I had been working bar the night before, so I was in bed...
I have a habit of leaving my stereo on all night, because I need some background noise to fall asleep to, and I left it on WNEW.
The first thing I heard in a half sleep/half awake mode was Craig Carton complaining that some idiot flying a Cessna had a heart attack (of course, it was the first thing we all thought)
I kinda dozed off again, but then I snapped awake when I heard Blain say, "Now you gotta think this is terrorism or something." (this was after the second plane hit)
I was up in about 2 seconds, TV on, computer on, on the phones.
The worst part for me was not knowing where my parents or brother were at the time - they were ALL traveling, and to hear the phrase, "There might be more hijacked planes..." REALLY freaked me out, especially since my parents were on a cross-country flight.
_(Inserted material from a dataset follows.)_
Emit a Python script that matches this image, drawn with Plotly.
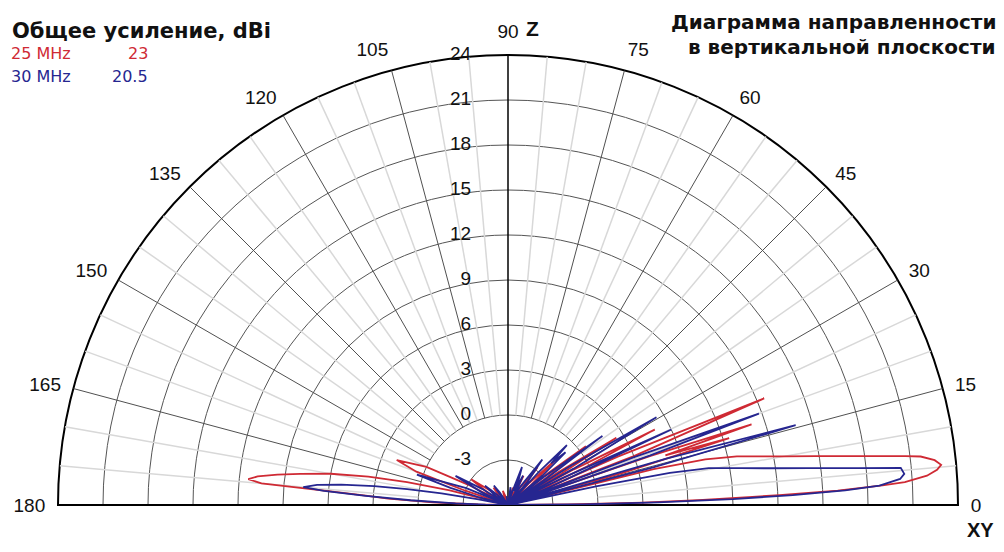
import plotly.graph_objects as go

# ---------------- data ----------------
freq_labels = ["25 MHz", "30 MHz"]
max_gain_labels = ["23", "20.5"]

# 25 MHz pattern (elevation angle, deg / total gain, dBi)
theta_25 = [0, 0.5, 1.0, 1.5, 1.9, 2.1, 2.5, 3.0, 3.3, 4.0, 4.7, 5.3, 6.0, 6.7, 7.0, 8.0, 9.0, 10.0, 11.0, 12.0, 13.0, 13.8, 14.6,
            15.6, 16.8, 17.5, 18.3, 19.0, 19.8,
            21.2, 22.6, 23.8, 25.0,
            26.0, 27.2, 28.4, 29.4,
            30.4, 31.8, 33.2, 34.2,
            35.2, 37.0, 38.8, 40.0,
            41.0, 43.5, 46.0, 47.5,
            49.0, 52.0, 55.0, 57.0,
            59.0, 62.0, 65.0, 67.0,
            70.0, 74.0, 78.0, 82.0,
            90.0, 100.0,
            104.0, 110.0, 116.0, 120.0,
            124.0, 130.0, 135.0, 138.0,
            141.0, 145.0, 149.0, 151.0,
            153.0, 155.0, 158.0, 160.0, 161.5, 163.0,
            165.0, 166.0, 167.2, 168.5, 170.0, 171.5, 172.5, 173.5, 174.3, 175.0, 175.3, 175.6, 176.2, 177.0, 178.0, 179.0, 180.0]
gain_25 = [-6, -2, 3, 7, 10.3, 12.1, 16, 19, 20.5, 22, 22.7, 23, 22.6, 21.7, 20.7, 17.4, 14.8, 12.7, 11, 9.6, 7.5, 4, -6,
           2, 9.4, 5, 11.1, 4, -6,
           3, 12.5, 2, -6,
           0, 5, -1, -6,
           -2, 2.5, -2, -6,
           -3, 0.5, -3, -6,
           -4, -1.5, -4, -6,
           -4.5, -2.8, -4.5, -6,
           -5, -3.8, -5, -6,
           -5.5, -4.8, -5.5, -6,
           -6, -6,
           -5.5, -5, -5.5, -6,
           -5.2, -4.5, -5.2, -6,
           -4.5, -3, -4.5, -6,
           -3, 0, 2, 0.5, -3, -6,
           -6, -2, 0.9, 3.5, 6, 8, 9.5, 10.8, 11.4, 10.5, 7.9, 6, 3.5, 2, -1, -4, -6]

# 30 MHz pattern
theta_30 = [0, 0.5, 1.0, 1.5, 2.0, 2.5, 3.0, 3.8, 4.5, 5.4, 6.0, 7.0, 8.0, 9.0, 10.4, 11.2, 12.0, 12.8,
            13.6, 14.5, 15.5, 16.3, 17.2,
            18.6, 19.2, 20.0, 20.8, 21.8,
            23.0, 24.8, 26.4, 27.8,
            29.0, 30.6, 32.0, 33.2,
            34.5, 36.2, 38.0, 39.2,
            40.5, 42.5, 44.0, 45.5, 47.0, 48.5,
            50.0, 53.0, 56.0, 58.0,
            60.0, 63.0, 65.5, 67.0, 69.8, 72.0, 74.0,
            77.0, 82.0, 86.0,
            95.0, 100.0, 106.0,
            120.0, 123.0, 126.0, 129.0, 131.0,
            136.0, 140.0, 144.0, 146.0,
            148.0, 151.0, 154.0, 156.0,
            158.0, 161.6, 163.5, 165.0, 168.0,
            169.0, 170.0, 171.0, 172.0, 173.0, 174.0, 175.0, 175.6, 176.3, 177.2, 178.3, 179.2, 180.0]
gain_30 = [-6, -1, 4, 9, 13, 16.5, 18.8, 20.2, 20.5, 20.3, 17.5, 14.2, 11.6, 9.7, 7.6, 5, 0, -6,
           -6, 4, 13.9, 5, -6,
           -4, 4, 11.8, 3, -6,
           -3, 6, -2, -6,
           -1, 5.5, -1, -6,
           -3, 1.8, -3, -6,
           -3, -0.8, -2, -0.4, -3, -6,
           -4, -2.2, -4.5, -6,
           -4.8, -3.8, -5, -4.2, -3.3, -5, -6,
           -5.2, -4.8, -6,
           -6, -5.4, -6,
           -6, -5, -4.4, -5.5, -6,
           -5, -4, -5, -6,
           -4, -2, -4, -6,
           -3, 0.4, -2, -4, -6,
           -4, -1.5, 0.8, 3, 5.2, 6.8, 7.7, 6.3, 3.5, 0.5, -2.5, -4.5, -6]

ring_ticks = [-3, 0, 3, 6, 9, 12, 15, 18, 21, 24]
angle_ticks = [0, 15, 30, 45, 60, 75, 90, 105, 120, 135, 150, 165, 180]
minor_angles = [a for a in range(5, 180, 5) if a % 15 != 0]

R_MIN, R_MAX = -6, 24
GRID_START = 0

RED = "#cf2a34"
BLUE = "#262690"
FONT = "Liberation Sans, Arial, sans-serif"
TITLE_FONT = "DejaVu Sans, Liberation Sans, Arial, sans-serif"

# page body has an 8px margin: figure is shifted by OFF
OFF = 8
W, H = 1004 - OFF, 552 - 2 * OFF


def px(x):
    return (x - OFF) / W


def py(y):
    return 1 - (y - OFF) / H


fig = go.Figure()

# light 5-degree spokes
r_minor, t_minor = [], []
for a in minor_angles:
    r_minor += [GRID_START, R_MAX, None]
    t_minor += [a, a, None]
fig.add_trace(go.Scatterpolar(r=r_minor, theta=t_minor, mode="lines",
                              line=dict(color="#d8d8d8", width=1.5),
                              hoverinfo="skip", showlegend=False))

# dark 15-degree spokes
r_major, t_major = [], []
for a in angle_ticks:
    if a in (0, 90, 180):
        continue
    r_major += [GRID_START, R_MAX, None]
    t_major += [a, a, None]
fig.add_trace(go.Scatterpolar(r=r_major, theta=t_major, mode="lines",
                              line=dict(color="#505050", width=1),
                              hoverinfo="skip", showlegend=False))

# base line 0-180 and vertical axis (Z)
fig.add_trace(go.Scatterpolar(r=[R_MAX, R_MIN, R_MAX], theta=[0, 0, 180], mode="lines",
                              line=dict(color="black", width=2),
                              hoverinfo="skip", showlegend=False))
fig.add_trace(go.Scatterpolar(r=[R_MIN, R_MAX], theta=[90, 90], mode="lines",
                              line=dict(color="black", width=1.5),
                              hoverinfo="skip", showlegend=False))

# radial tick labels along the Z axis
fig.add_trace(go.Scatterpolar(r=ring_ticks, theta=[90] * len(ring_ticks), mode="text",
                              text=[str(v) + "\u00a0" * 7 for v in ring_ticks],
                              textposition="middle left",
                              textfont=dict(family=FONT, size=19, color="#111111"),
                              hoverinfo="skip", showlegend=False))

# patterns
fig.add_trace(go.Scatterpolar(r=gain_25, theta=theta_25, mode="lines", name=freq_labels[0],
                              line=dict(color=RED, width=1.8), showlegend=False))
fig.add_trace(go.Scatterpolar(r=gain_30, theta=theta_30, mode="lines", name=freq_labels[1],
                              line=dict(color=BLUE, width=1.8), showlegend=False))

cx0, cx1 = 58, 958
cy_top, cy_bot = 55, 505

fig.update_layout(
    width=W, height=H,
    margin=dict(l=0, r=0, t=0, b=0),
    paper_bgcolor="white",
    plot_bgcolor="white",
    showlegend=False,
    polar=dict(
        domain=dict(x=[px(cx0), px(cx1)], y=[py(cy_bot), py(cy_top)]),
        sector=[0, 180],
        bgcolor="white",
        radialaxis=dict(
            range=[R_MIN, R_MAX],
            tickvals=ring_ticks,
            angle=90,
            showline=False,
            showticklabels=False,
            ticks="",
            showgrid=True, gridcolor="#555555", gridwidth=1,
            layer="below traces",
        ),
        angularaxis=dict(
            tickvals=angle_ticks,
            ticktext=[str(v) for v in angle_ticks],
            direction="counterclockwise", rotation=0,
            showgrid=False,
            showline=True, linecolor="black", linewidth=2,
            ticks="outside", ticklen=8, tickcolor="rgba(0,0,0,0)",
            tickfont=dict(family=FONT, size=19, color="#111111"),
            layer="below traces",
        ),
    ),
)

ann = [
    dict(text="<b>Общее усиление, dBi</b>", x=px(10), y=py(31), xanchor="left", yanchor="middle",
         font=dict(family=TITLE_FONT, size=21, color="#111111")),
    dict(text=freq_labels[0], x=px(9), y=py(53), xanchor="left", yanchor="middle",
         font=dict(family=TITLE_FONT, size=16, color=RED)),
    dict(text=max_gain_labels[0], x=px(150), y=py(53), xanchor="right", yanchor="middle",
         font=dict(family=TITLE_FONT, size=16, color=RED)),
    dict(text=freq_labels[1], x=px(9), y=py(76), xanchor="left", yanchor="middle",
         font=dict(family=TITLE_FONT, size=16, color=BLUE)),
    dict(text=max_gain_labels[1], x=px(150), y=py(76), xanchor="right", yanchor="middle",
         font=dict(family=TITLE_FONT, size=16, color=BLUE)),
    dict(text="<b>Диаграмма направленности</b>", x=px(998), y=py(22), xanchor="right", yanchor="middle",
         font=dict(family=TITLE_FONT, size=20, color="#111111")),
    dict(text="<b>в вертикальной плоскости</b>", x=px(998), y=py(47), xanchor="right", yanchor="middle",
         font=dict(family=TITLE_FONT, size=20, color="#111111")),
    dict(text="<b>Z</b>", x=px(532), y=py(28), xanchor="center", yanchor="middle",
         font=dict(family=FONT, size=21, color="#111111")),
    dict(text="<b>XY</b>", x=px(980), y=py(530), xanchor="center", yanchor="middle",
         font=dict(family=FONT, size=20, color="#111111")),
]
for a in ann:
    a.update(xref="paper", yref="paper", showarrow=False)
fig.update_layout(annotations=ann)

fig.write_html("out.html")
The Giants playing Monday Night Football on 9/10 saved a lot of lives - a lot of people watched the game and then decided to go into work an hour or so late... which in turn kept them out of harm's way.
Quote:It sounds like there is a plane right over our heads and VERY close. Someone actually screamed "Oh no, another one"
What we didn't know is that it was the Combat Air Patrols.
Made us jump down on the pile, too.... In fact, we worked under the idea that there may have been secondary devices planted to aid in the destruction of the towers (everyone in the command post, including I found out later the engineers, felt that the aircraft hitting the buildings alone would not cause them to collapse) so anytime there was an unexpected loud noise, we would freeze like deer in the headlights. Hell, it got so that it seemed we would evac on a regular schedule based on the fear that the WFC would crumble, or the retaining walls on the Hudson would go.
Thinking about it, we were nuts for being there. But we did what we had to do, and I'd do it again in a new york minute.